Кроуфорд и Кокрейн с солдатской прямотой отрицали существование заговора; по их признанию, они с подозрением смотрели на союз Гамильтона и Аргайла и говорили о том, чисто теоретически, что можно было бы предпринять против них, если бы они нарушили свою лояльность королю. О том же, собственно говоря, сообщал и полковник Александр Стюарт, утверждавший, что капитан Уильям Стюарт понял его превратно, когда они в застолье разговаривали в то утро понедельника, 11 октября. Речь не шла о заговоре. Обсуждали, как следовало поступить, если бы Гамильтон и Аргайл оказались предателями.

Уилла Мюррея допрашивали три раза, он показал свою готовность к сотрудничеству, чувствовал себя уверенно. Он признал, что организовал частную встречу Кокрейна и короля, но у него нет ни малейшего представления, о чем они говорили. Кокрейн стоял рядом с ложем короля, его величество уже готовился ко сну, и занавеси вокруг кровати были опущены, и они полностью скрывали обоих собеседников для большей секретности. Мюррей упорно отрицал существование какого-либо заговора и рассмеялся, когда было высказано предположение, что он намеревался похитить Гамильтона и Аргайла из королевских покоев в Холируде. Но обратил внимание на новый элемент в этой истории. Кроуфорд пробормотал что-то насчет письма от Монтроза к королю. Уилл Мюррей добавил от себя: Монтроз написал не одно, а три письма. Король не проявил особого интереса к первым двум, но в третьем письме, полученном утром, 11 октября, содержалась какая-то информация, о которой король намеревался более подробно расспросить Монтроза, но этому помешал случившийся «инцидент». Это третье письмо было представлено, первые два так и не были обнаружены, возможно, они вообще могли быть плодом воображения. В своем послании Монтроз просил разрешения «ознакомить его величество с делом, которое не только в большой степени задевает его честь, но и касается, равным образом, существования его короны».

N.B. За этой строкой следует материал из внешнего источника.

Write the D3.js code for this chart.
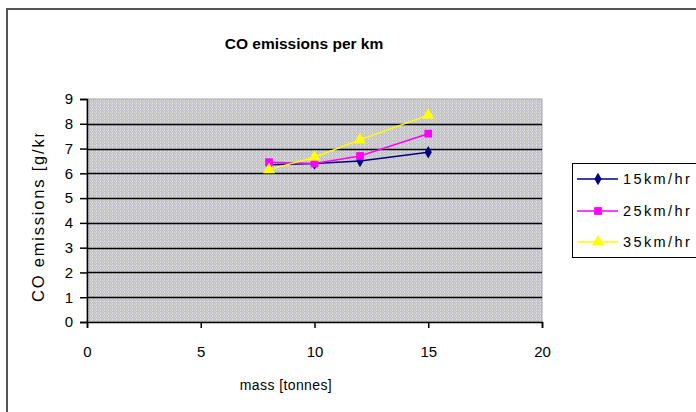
<!DOCTYPE html>
<html><head><meta charset="utf-8">
<script src="https://cdn.jsdelivr.net/npm/d3@7/dist/d3.min.js"></script>
<style>body{margin:0;background:#fff;}svg{display:block;font-family:"Liberation Sans",Arial,sans-serif;}</style>
</head><body>
<svg id="c" width="696" height="412"></svg>
<script>
const massX = [8, 10, 12, 15];
const seriesNames = ["15km/hr", "25km/hr", "35km/hr"];
const s15 = [6.35, 6.4, 6.5, 6.85];
const s25 = [6.45, 6.4, 6.7, 7.6];
const s35 = [6.15, 6.65, 7.35, 8.35];
const xTicks = [0, 5, 10, 15, 20];
const yTicks = [0, 1, 2, 3, 4, 5, 6, 7, 8, 9];
const titleText = "CO emissions per km";
const xLabel = "mass [tonnes]";
const yLabel = "CO emissions [g/km]";

const svg = d3.select("#c");
const L = 87, R = 542, T = 99, B = 322;
const x = d3.scaleLinear().domain([0, 20]).range([L, R]);
const y = d3.scaleLinear().domain([0, 9]).range([B, T]);

// outer chart border
svg.append("rect").attr("x", 7).attr("y", 9).attr("width", 720).attr("height", 440)
  .attr("fill", "#fff").attr("stroke", "#555").attr("stroke-width", 2);

// dithered plot background
const defs = svg.append("defs");
const pat = defs.append("pattern").attr("id", "dith").attr("patternUnits", "userSpaceOnUse")
  .attr("width", 4).attr("height", 3);
pat.append("rect").attr("width", 4).attr("height", 3).attr("fill", "#c3c3c3");
pat.append("rect").attr("x", 0).attr("y", 0).attr("width", 1).attr("height", 2).attr("fill", "#d8d8f0");
pat.append("rect").attr("x", 2).attr("y", 1).attr("width", 1).attr("height", 1).attr("fill", "#dcdcb8");
pat.append("rect").attr("x", 3).attr("y", 2).attr("width", 1).attr("height", 1).attr("fill", "#d2d2e2");

svg.append("rect").attr("x", L).attr("y", T).attr("width", R - L).attr("height", B - T)
  .attr("fill", "url(#dith)").attr("stroke", "#a8a8a8").attr("stroke-width", 1);

// gridlines
svg.append("g").selectAll("line").data(yTicks.filter(d => d > 0 && d < 9)).join("line")
  .attr("x1", L).attr("x2", R).attr("y1", d => Math.round(y(d)) + 0.5).attr("y2", d => Math.round(y(d)) + 0.5)
  .attr("stroke", "#000").attr("stroke-width", 1.3);

// axes
const yAxis = d3.axisLeft(y).tickValues(yTicks).tickSize(7).tickPadding(7).tickFormat(d3.format("d"));
const gy = svg.append("g").attr("transform", `translate(${L},0)`).call(yAxis);
const xAxis = d3.axisBottom(x).tickValues(xTicks).tickSize(6).tickPadding(18).tickFormat(d3.format("d"));
const gx = svg.append("g").attr("transform", `translate(0,${B})`).call(xAxis);
[gx, gy].forEach(g => {
  g.select(".domain").attr("stroke", "#000").attr("stroke-width", 1.5);
  g.selectAll(".tick line").attr("stroke", "#000").attr("stroke-width", 1.5);
  g.selectAll("text").attr("font-size", 15).attr("fill", "#000").attr("font-family", "Liberation Sans, Arial, sans-serif");
});

// series
const series = [
  {name: seriesNames[0], vals: s15, color: "#000080", sym: d3.symbolDiamond, size: 45},
  {name: seriesNames[1], vals: s25, color: "#ff00ff", sym: d3.symbolSquare, size: 60},
  {name: seriesNames[2], vals: s35, color: "#ffff00", sym: d3.symbolTriangle, size: 65}
];
const line = d3.line().x((d, i) => x(massX[i])).y(d => y(d));
series.forEach(s => {
  svg.append("path").datum(s.vals).attr("d", line).attr("fill", "none")
    .attr("stroke", s.color).attr("stroke-width", 1.5);
});
series.forEach(s => {
  svg.append("g").selectAll("path").data(s.vals).join("path")
    .attr("transform", (d, i) => `translate(${x(massX[i])},${y(d)})`)
    .attr("d", d3.symbol().type(s.sym).size(s.size)).attr("fill", s.color);
});

// title & labels
svg.append("text").attr("x", 304).attr("y", 49).attr("text-anchor", "middle")
  .attr("font-size", 15.5).attr("font-weight", "bold").text(titleText);
svg.append("text").attr("x", 286).attr("y", 390).attr("text-anchor", "middle")
  .attr("font-size", 14).attr("letter-spacing", 0.4).text(xLabel);

// y label, clipped at the top like the source
const ylg = svg.append("g");
const yt = ylg.append("text")
  .attr("transform", "translate(44,302) rotate(-90)").attr("text-anchor", "start")
  .attr("font-size", 16.5).attr("letter-spacing", 1.8).text(yLabel);
const cutLen = yt.node().getSubStringLength(0, 17);
defs.append("clipPath").attr("id", "ylc").append("rect")
  .attr("x", 0).attr("y", 302 - cutLen - 4).attr("width", 80).attr("height", 200);
ylg.attr("clip-path", "url(#ylc)");

// legend
const lg = svg.append("g");
lg.append("rect").attr("x", 572.5).attr("y", 163.5).attr("width", 140).attr("height", 94)
  .attr("fill", "#fff").attr("stroke", "#000").attr("stroke-width", 1);
const ly = [179, 211, 242];
series.forEach((s, i) => {
  lg.append("line").attr("x1", 577).attr("x2", 618).attr("y1", ly[i]).attr("y2", ly[i])
    .attr("stroke", s.color).attr("stroke-width", 1.5);
  lg.append("path").attr("transform", `translate(598,${ly[i]})`)
    .attr("d", d3.symbol().type(s.sym).size(s.size)).attr("fill", s.color);
  lg.append("text").attr("x", 623).attr("y", ly[i] + 5).attr("font-size", 14.5)
    .attr("letter-spacing", 2.4).text(s.name);
});
</script>
</body></html>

Смысл этого письма достаточно ясен, если вспомнить, какую позицию занимал Монтроз на протяжении последних трех месяцев. Он был изолирован в замке и ничего не знал о текущих событиях. Он ничего не знал о Кроуфорде, Кокрейне и Кере, но продолжал вспоминать, как ему не удалось предъявить доказательства обвинения Аргайлу в мае. Его пару раз допросили, а тщательный осмотр его частной корреспонденции еще раз показал, что никаких дополнительных улик, чтобы его можно было привлечь к суду, не было. Парламент принял меры предосторожности и приговорил к повешению главного свидетеля против Аргайла – незадачливого Джона Стюарта. Монтроз отчаянно стремился увидеть короля и объяснить ему, какой опасности он подвергается, он полагал, что король не знает об этом. Его письмо не имело никакой связи с «инцидентом», оно касалось других, более ранних событий.

Тем не менее это не помешало Мюррею процитировать двусмысленные фразы из этого письма, которые якобы поощряли заговорщиков.